Further, the film somehow feels a bit sanitized where the stage show gleefully gave the audience and everything else the middle finger. For instance, for all the drinking going on (most of it straight from the bottle in Jaxx’s case), there’s very little mention or even sightings of cocaine, heroin or pot. It’s the same bowdlerizing Disneyfication thing Shankman did to his first feature, Hairspray.

There’s also a too-perfect gloss on the soundtrack. It certainly has energy and volume, and the sound is so crystalline that you’ll finally understand every word of the lyrics. But it’s missing that electricity that engulfed the auditorium in the stage version when the house band ripped the place apart with extended guitar licks that seemed (but weren’t) improvised.

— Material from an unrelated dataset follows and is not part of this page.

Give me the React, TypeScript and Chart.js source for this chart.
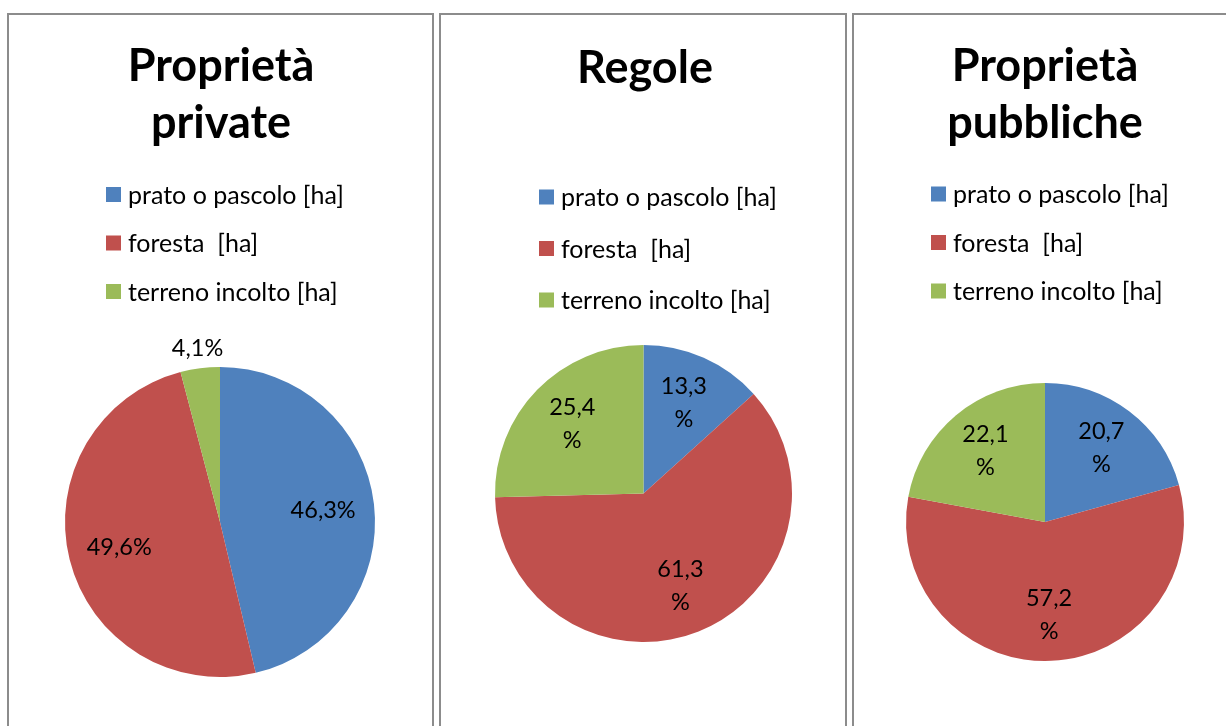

The art direction, costumes, hair and set design are as dead-on perfect as an archeologist could hope for. The set decorator and prop departments have worked overtime (much as they did on the recent Dark Shadows) to unearth thousands of what is now memorabilia. One of the funnier sight gags is Giamatti using a cell phone the size of a brick and then storing it in its own man purse. There’s also a scene depicting acres of albums in the now defunct Tower Records selling full-price for $9.44, in the cutout rack for $4.99.

Sidenote:  It’s never been made clear why, but much of the film was shot in South Florida. Not South Beach but the Revolution Live club in Fort Lauderdale subbing for the interior of the Bourbon, Hollywood Beach standing in for Venice Beach, Sun Life Stadium for some arena/bowl and Mount Trashmore masquerading as the hillside with the Hollywood sign.

Not likely to win Oscars for anything, Rock of Ages is still an endearing whimsical goof,  as if Warner Brothers had hired David Lee Roth to animate a Roadrunner cartoon. If you can resist grinning during such moments as dueling renditions of “We Built This City” against “We’re Not Gonna Take It,” then you’ve come to the wrong part of the Sunset Strip.